__Stated exercise__:
Write out the entire listing below exactly as it appears, minus any pictures.

__Provided material__:
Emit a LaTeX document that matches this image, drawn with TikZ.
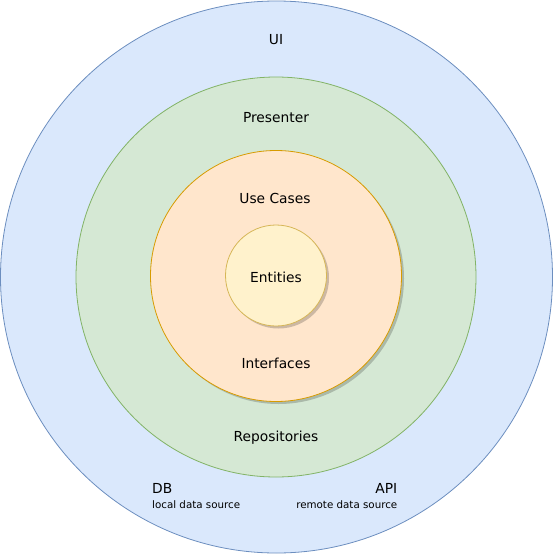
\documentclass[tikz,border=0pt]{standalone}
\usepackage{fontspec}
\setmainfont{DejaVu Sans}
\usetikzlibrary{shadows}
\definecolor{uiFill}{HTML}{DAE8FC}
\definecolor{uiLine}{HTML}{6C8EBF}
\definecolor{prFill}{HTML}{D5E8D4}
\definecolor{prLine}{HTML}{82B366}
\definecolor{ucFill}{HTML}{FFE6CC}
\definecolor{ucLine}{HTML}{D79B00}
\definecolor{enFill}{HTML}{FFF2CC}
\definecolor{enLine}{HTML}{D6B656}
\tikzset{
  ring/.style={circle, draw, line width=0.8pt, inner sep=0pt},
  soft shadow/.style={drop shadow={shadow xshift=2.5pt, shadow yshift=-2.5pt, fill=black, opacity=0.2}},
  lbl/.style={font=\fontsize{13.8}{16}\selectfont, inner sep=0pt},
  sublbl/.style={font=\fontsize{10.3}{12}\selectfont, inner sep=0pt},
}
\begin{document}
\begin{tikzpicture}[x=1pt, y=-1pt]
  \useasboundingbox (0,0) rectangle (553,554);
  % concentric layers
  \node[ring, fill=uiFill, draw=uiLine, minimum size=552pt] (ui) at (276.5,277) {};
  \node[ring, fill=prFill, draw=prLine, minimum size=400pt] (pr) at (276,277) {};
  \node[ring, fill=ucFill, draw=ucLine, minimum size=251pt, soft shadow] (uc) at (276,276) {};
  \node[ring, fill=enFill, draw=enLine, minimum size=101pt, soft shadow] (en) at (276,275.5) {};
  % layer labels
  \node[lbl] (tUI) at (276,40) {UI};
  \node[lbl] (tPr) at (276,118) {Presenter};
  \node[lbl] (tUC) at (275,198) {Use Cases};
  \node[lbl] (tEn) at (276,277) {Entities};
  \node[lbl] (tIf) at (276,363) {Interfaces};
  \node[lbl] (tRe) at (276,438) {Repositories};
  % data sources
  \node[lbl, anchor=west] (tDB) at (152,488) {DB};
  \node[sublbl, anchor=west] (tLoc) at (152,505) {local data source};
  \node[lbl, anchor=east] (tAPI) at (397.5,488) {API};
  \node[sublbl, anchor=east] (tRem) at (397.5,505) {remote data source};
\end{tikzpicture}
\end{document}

__Answer for this exercise__:
Emit a LaTeX document that matches this image, drawn with TikZ.
\documentclass[tikz,border=0pt]{standalone}
\usepackage{fontspec}
\setmainfont{DejaVu Sans}
\usetikzlibrary{shadows}
\definecolor{uiFill}{HTML}{DAE8FC}
\definecolor{uiLine}{HTML}{6C8EBF}
\definecolor{prFill}{HTML}{D5E8D4}
\definecolor{prLine}{HTML}{82B366}
\definecolor{ucFill}{HTML}{FFE6CC}
\definecolor{ucLine}{HTML}{D79B00}
\definecolor{enFill}{HTML}{FFF2CC}
\definecolor{enLine}{HTML}{D6B656}
\tikzset{
  ring/.style={circle, draw, line width=0.8pt, inner sep=0pt},
  soft shadow/.style={drop shadow={shadow xshift=2.5pt, shadow yshift=-2.5pt, fill=black, opacity=0.2}},
  lbl/.style={font=\fontsize{13.8}{16}\selectfont, inner sep=0pt},
  sublbl/.style={font=\fontsize{10.3}{12}\selectfont, inner sep=0pt},
}
\begin{document}
\begin{tikzpicture}[x=1pt, y=-1pt]
  \useasboundingbox (0,0) rectangle (553,554);
  % concentric layers
  \node[ring, fill=uiFill, draw=uiLine, minimum size=552pt] (ui) at (276.5,277) {};
  \node[ring, fill=prFill, draw=prLine, minimum size=400pt] (pr) at (276,277) {};
  \node[ring, fill=ucFill, draw=ucLine, minimum size=251pt, soft shadow] (uc) at (276,276) {};
  \node[ring, fill=enFill, draw=enLine, minimum size=101pt, soft shadow] (en) at (276,275.5) {};
  % layer labels
  \node[lbl] (tUI) at (276,40) {UI};
  \node[lbl] (tPr) at (276,118) {Presenter};
  \node[lbl] (tUC) at (275,198) {Use Cases};
  \node[lbl] (tEn) at (276,277) {Entities};
  \node[lbl] (tIf) at (276,363) {Interfaces};
  \node[lbl] (tRe) at (276,438) {Repositories};
  % data sources
  \node[lbl, anchor=west] (tDB) at (152,488) {DB};
  \node[sublbl, anchor=west] (tLoc) at (152,505) {local data source};
  \node[lbl, anchor=east] (tAPI) at (397.5,488) {API};
  \node[sublbl, anchor=east] (tRem) at (397.5,505) {remote data source};
\end{tikzpicture}
\end{document}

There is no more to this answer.